Custom Queries
The Custom Queries screen lets each application override the SQL Nomasx-1 runs by default. One line per (Application, Method) pair — Method is the connector hook (for example get_users, get_assignments, get_object_usage) and SQL Blob carries the replacement SQL. Optional dedicated JDBC / user / password let the override target a different schema than the application's main one.
This is the extension point. When a source system stores its security tables differently from the canonical Nomasx-1 expectation, override the method here rather than touching the product.
At a glance
Goal of the view
- Override per application. A row replaces the default query Nomasx-1 would run for the named method on the named application.
- Add a separate connection if needed. When the override SQL targets a different schema or different credentials, the dedicated JDBC / User / Password columns carry them; otherwise the override runs against the application's main connection.
- Trace the change. Audit user + Audit date record who introduced the override and when — useful when a scan starts behaving differently.
Columns
| Column | Source | What it tells you |
|---|---|---|
| Application ID | SQL_APPS_ID — application identifier. Joined to Applications for the friendly name. | Which application the override applies to. |
| Method | SQL_METHOD — connector hook name. | The query slot being overridden. |
| SQL Blob | SQL_BLOB — text. Hidden by default. | The replacement SQL fragment. |
| JDBC / User / Password | SQL_JDBC, SQL_USER, SQL_PASSWORD — optional. Hidden. | Dedicated connection used by the override. |
| Audit user / date | SQL_AUDIT_USER, SQL_AUDIT_DATE — who / when. | Change traceability. |
Edit dialog
Click Add in the toolbar to declare a new override, or double-click a row to edit. The dialog has three tabs.
Tab 1 — Properties
The pair that identifies the override. Both fields are mandatory.
| Field | What to enter |
|---|---|
| Application | Drop-down list of declared applications. The override applies to this one only. |
| Method | Name of the connector hook (get_users, get_assignments, get_object_usage, …) being overridden. |
Tab 2 — Database
Optional dedicated connection. Leave the three fields empty to run the override against the application's main connection.
| Field | What to enter |
|---|---|
| User | Read-only account used to run the override SQL. |
| Password | Password for the account. Stored encrypted. |
| JDBC | JDBC URL when the override targets a different schema than the application's main one. |
Tab 3 — Query
The replacement SQL itself. Required.
| Field | What to enter |
|---|---|
| SQL Blob | Multi-line text. Paste the SQL Nomasx-1 should run instead of the default for the method declared on the Properties tab. |
Tips & best practices
- Test the SQL outside Nomasx-1 first — a syntactically broken override surfaces as an empty grid on the consuming screen.

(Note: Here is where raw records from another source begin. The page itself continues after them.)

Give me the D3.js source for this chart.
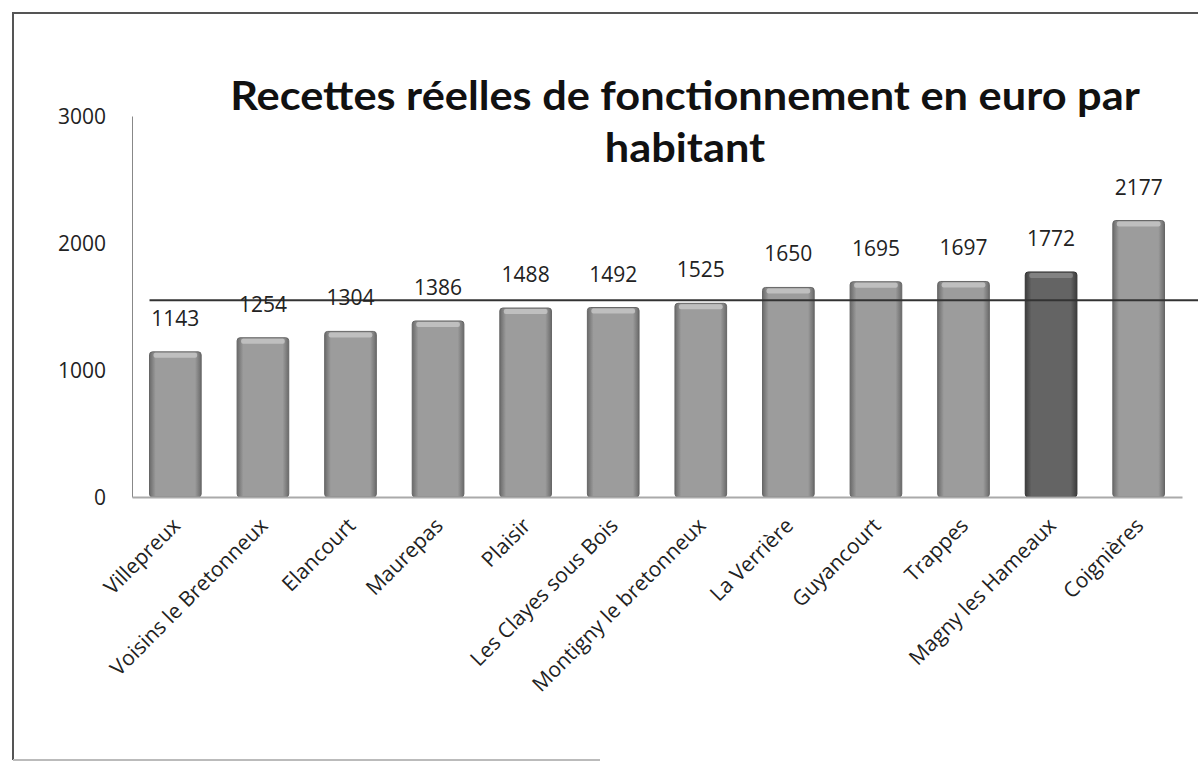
<!DOCTYPE html>
<html>
<head>
<meta charset="utf-8">
<script src="https://cdn.jsdelivr.net/npm/d3@7"></script>
<style>
  body { margin: 0; background: #fff; }
  text { font-family: "Open Sans", Lato, sans-serif; }
</style>
</head>
<body>
<div id="viz"></div>
<script>
// data
var communes = ["Villepreux", "Voisins le Bretonneux", "Elancourt", "Maurepas", "Plaisir",
  "Les Clayes sous Bois", "Montigny le bretonneux", "La Verrière", "Guyancourt", "Trappes",
  "Magny les Hameaux", "Coignières"];
var recettes = [1143, 1254, 1304, 1386, 1488, 1492, 1525, 1650, 1695, 1697, 1772, 2177];
var yTicks = [0, 1000, 2000, 3000];
var highlight = "Magny les Hameaux";
var titleLines = ["Recettes réelles de fonctionnement en euro par", "habitant"];

var width = 1198, height = 763;
var margin = { t: 116, l: 132, b: 266, r: 16 };

var svg = d3.select('#viz').append('svg')
  .attr('width', width)
  .attr('height', height);

// frame of the scanned chart
svg.append('path')
  .attr('d', 'M13,' + (height - 3) + 'V13H' + width)
  .attr('fill', 'none')
  .attr('stroke', '#555')
  .attr('stroke-width', 2);
svg.append('line')
  .attr('x1', 13).attr('x2', 600)
  .attr('y1', height - 3).attr('y2', height - 3)
  .attr('stroke', '#bbb').attr('stroke-width', 2);

var defs = svg.append('defs');
function barGrad(id, dark, light) {
  var g = defs.append('linearGradient').attr('id', id)
    .attr('x1', 0).attr('x2', 1).attr('y1', 0).attr('y2', 0);
  g.append('stop').attr('offset', '0%').attr('stop-color', dark);
  g.append('stop').attr('offset', '12%').attr('stop-color', light);
  g.append('stop').attr('offset', '88%').attr('stop-color', light);
  g.append('stop').attr('offset', '100%').attr('stop-color', dark);
}
barGrad('gNorm', '#6a6a6a', '#9c9c9c');
barGrad('gDark', '#3c3c3c', '#646464');

var x = d3.scaleBand()
  .domain(communes)
  .range([margin.l, width - margin.r])
  .paddingInner(0.41)
  .paddingOuter(0.2);

var y = d3.scaleLinear()
  .domain([0, 3000])
  .range([height - margin.b, margin.t]);

// y axis
var yAxis = svg.append('g')
  .attr('transform', `translate(${margin.l},0)`)
  .call(d3.axisLeft(y).tickValues(yTicks).tickFormat(d3.format('d')).tickSize(0).tickPadding(26));
yAxis.select('.domain').attr('stroke', '#888');
yAxis.selectAll('text')
  .style('font-size', '21px')
  .attr('fill', '#222')
  .attr('dy', '0.35em');

// bars
var bars = svg.append('g');
bars.selectAll('rect')
  .data(recettes)
  .join('rect')
  .attr('x', (d, i) => x(communes[i]))
  .attr('y', d => y(d))
  .attr('width', x.bandwidth())
  .attr('height', d => y(0) - y(d))
  .attr('rx', 3)
  .attr('fill', (d, i) => communes[i] === highlight ? 'url(#gDark)' : 'url(#gNorm)')
  .attr('stroke', (d, i) => communes[i] === highlight ? '#333' : '#666')
  .attr('stroke-width', 1);

// top bevel highlight
bars.selectAll('.bevel')
  .data(recettes)
  .join('rect')
  .attr('class', 'bevel')
  .attr('x', (d, i) => x(communes[i]) + 4)
  .attr('y', d => y(d) + 1)
  .attr('width', x.bandwidth() - 8)
  .attr('height', 5)
  .attr('rx', 2)
  .attr('fill', (d, i) => communes[i] === highlight ? '#8a8a8a' : '#c8c8c8')
  .attr('opacity', 0.8);

// x axis
var xAxis = svg.append('g')
  .attr('transform', `translate(0,${y(0)})`)
  .call(d3.axisBottom(x).tickSize(0).tickPadding(14));
xAxis.select('.domain').attr('stroke', '#aaa').attr('stroke-width', 2);
xAxis.selectAll('text')
  .style('font-size', '21px')
  .attr('fill', '#222')
  .attr('text-anchor', 'end')
  .attr('dx', '-0.8em')
  .attr('dy', '0.55em')
  .attr('transform', 'rotate(-45)');

// average line
var moyenne = d3.mean(recettes);
svg.append('line')
  .attr('x1', x(communes[0]))
  .attr('x2', width)
  .attr('y1', y(moyenne))
  .attr('y2', y(moyenne))
  .attr('stroke', '#333')
  .attr('stroke-width', 2);

// value labels
svg.append('g').selectAll('text')
  .data(recettes)
  .join('text')
  .attr('x', (d, i) => x(communes[i]) + x.bandwidth() / 2)
  .attr('y', d => y(d) - 26)
  .attr('text-anchor', 'middle')
  .style('font-size', '21px')
  .attr('fill', '#222')
  .text(d => d);

// title, squeezed to the width of the original (condensed bold font)
var gTitle = svg.append('g');
var tt = gTitle.selectAll('text')
  .data(titleLines)
  .join('text')
  .attr('x', 0)
  .attr('y', (d, i) => 110 + i * 52)
  .attr('text-anchor', 'middle')
  .style('font-size', '40px')
  .style('font-weight', 'bold')
  .style('font-family', 'Lato, sans-serif')
  .attr('fill', '#111')
  .text(d => d);
var len = tt.node().getComputedTextLength();
gTitle.attr('transform', `translate(685,0) scale(${910 / len},1)`);
</script>
</body>
</html>
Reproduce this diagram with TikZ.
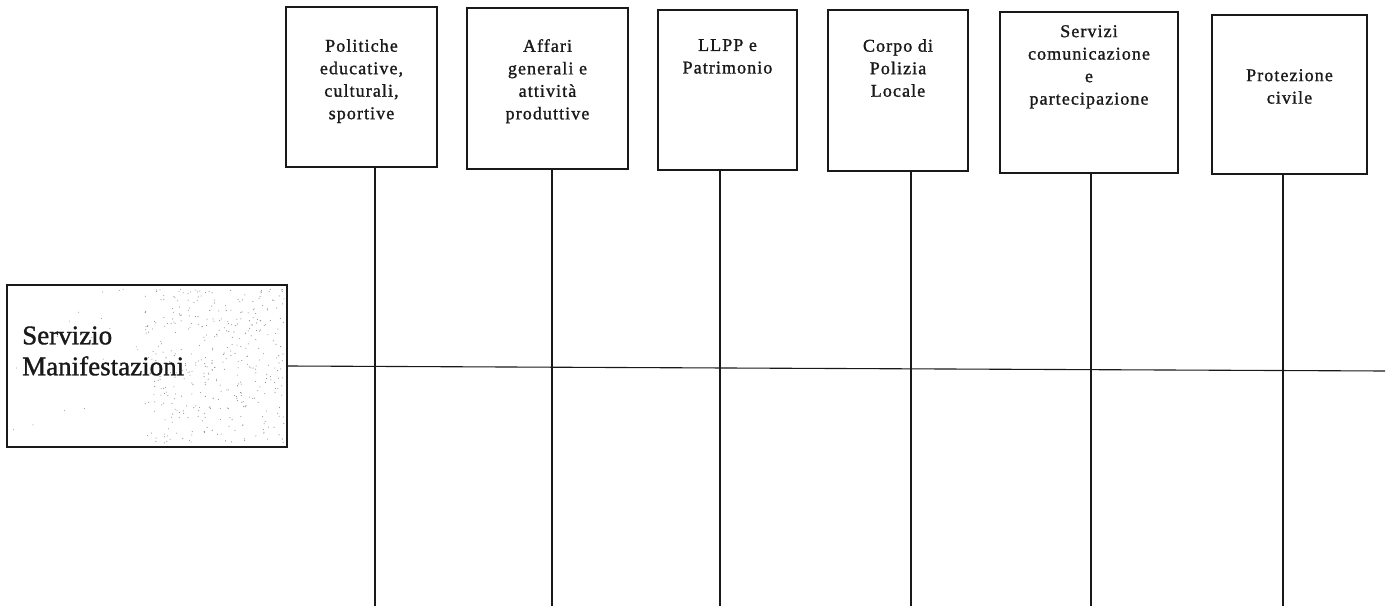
\documentclass[tikz,border=0pt]{standalone}
\usepackage{fontspec}
\setmainfont{Liberation Serif}
\newfontfamily\topfont[LetterSpace=6,FakeBold=1.2]{Liberation Serif}
\newfontfamily\leftfont[FakeBold=1.2]{Liberation Serif}
\begin{document}
\begin{tikzpicture}[x=1pt,y=-1pt,
  box/.style={draw=black!90, line width=1.1pt, inner sep=0pt, fill=white},
  lbl/.style={font={\topfont\fontsize{18}{22.5}\selectfont}, align=center, inner sep=0pt, anchor=north, text=black!90},
  lefttxt/.style={font={\leftfont\fontsize{27}{31}\selectfont}, align=left, inner sep=0pt, anchor=west, text=black!90},
  conn/.style={draw=black!90, line width=1.1pt},
  dotc/.style={fill=black!45}]
\fill[white] (0,0) rectangle (1393,610);
\useasboundingbox (0,0) rectangle (1393,610);

% left box
\node[box, minimum width=280pt, minimum height=162pt] (L) at (147,366) {};
\pgfmathsetseed{11}
\foreach \i in {1,...,380}{
  \pgfmathsetmacro{\dx}{284-140*rnd}
  \pgfmathsetmacro{\dy}{289+154*rnd}
  \fill[dotc] (\dx,\dy) circle (0.55pt);
}
\foreach \i in {1,...,45}{
  \pgfmathsetmacro{\dx}{10+270*rnd}
  \pgfmathsetmacro{\dy}{289+154*rnd}
  \fill[dotc] (\dx,\dy) circle (0.5pt);
}
\node[lefttxt] (Lt) at (22,351) {Servizio\\Manifestazioni};

% top boxes
\node[box, minimum width=151pt, minimum height=160pt] (b1) at (361.5,87) {};
\node[box, minimum width=161pt, minimum height=161pt] (b2) at (547.5,88.5) {};
\node[box, minimum width=139pt, minimum height=160pt] (b3) at (727.5,90) {};
\node[box, minimum width=140pt, minimum height=161pt] (b4) at (898,90.5) {};
\node[box, minimum width=178pt, minimum height=161pt] (b5) at (1089,92.5) {};
\node[box, minimum width=155pt, minimum height=159pt] (b6) at (1289.5,94.5) {};

\node[lbl] (t1) at (361.5,39) {Politiche\\educative,\\culturali,\\sportive};
\node[lbl] (t2) at (547.5,39) {Affari\\generali e\\attività\\produttive};
\node[lbl] (t3) at (727.5,39) {LLPP e\\Patrimonio};
\node[lbl] (t4) at (898,39) {Corpo di\\Polizia\\Locale};
\node[lbl] (t5) at (1089,25) {Servizi\\comunicazione\\e\\partecipazione};
\node[lbl] (t6) at (1289.5,69) {Protezione\\civile};

% connector ends
\coordinate (e1) at (375,606);
\coordinate (e2) at (552,606);
\coordinate (e3) at (720,606);
\coordinate (e4) at (911,606);
\coordinate (e5) at (1091,606);
\coordinate (e6) at (1283,606);
\coordinate (hend) at (1385,371);

\draw[conn] (L.east) -- (hend);
\draw[conn] (b1.south -| e1) -- (e1);
\draw[conn] (b2.south -| e2) -- (e2);
\draw[conn] (b3.south -| e3) -- (e3);
\draw[conn] (b4.south -| e4) -- (e4);
\draw[conn] (b5.south -| e5) -- (e5);
\draw[conn] (b6.south -| e6) -- (e6);
\end{tikzpicture}
\end{document}
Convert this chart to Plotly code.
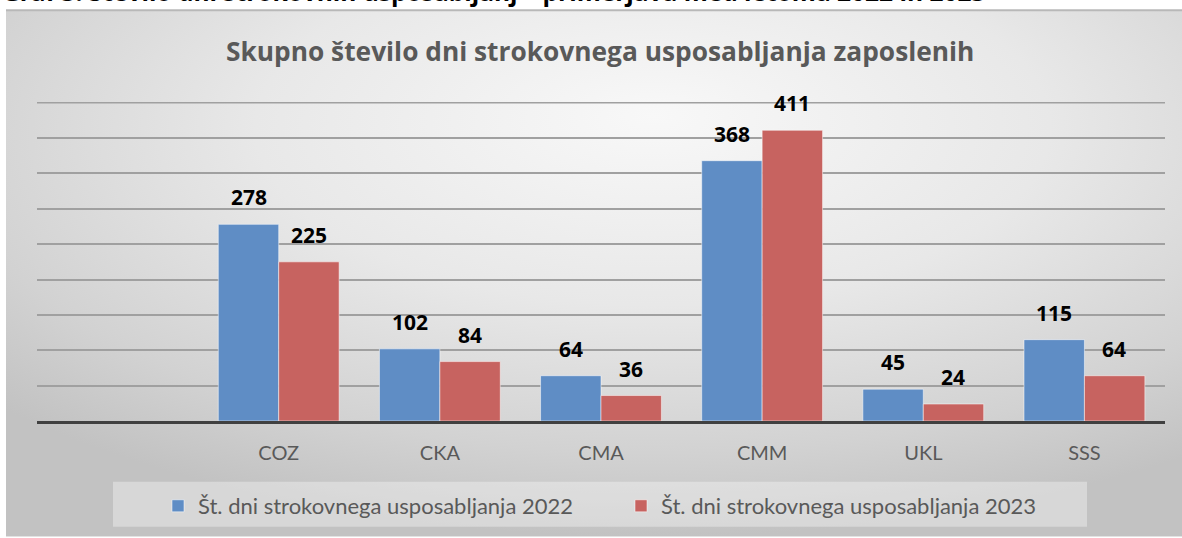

- Keep override scopes tight. Override one method at a time rather than rewriting an entire branch — easier to maintain and to roll back.
- Document the why in the change description during code review or in a ticket — six months later, the override has to be readable by a different administrator.
- Remove the row when no longer needed so Nomasx-1 falls back to the default behaviour for that method.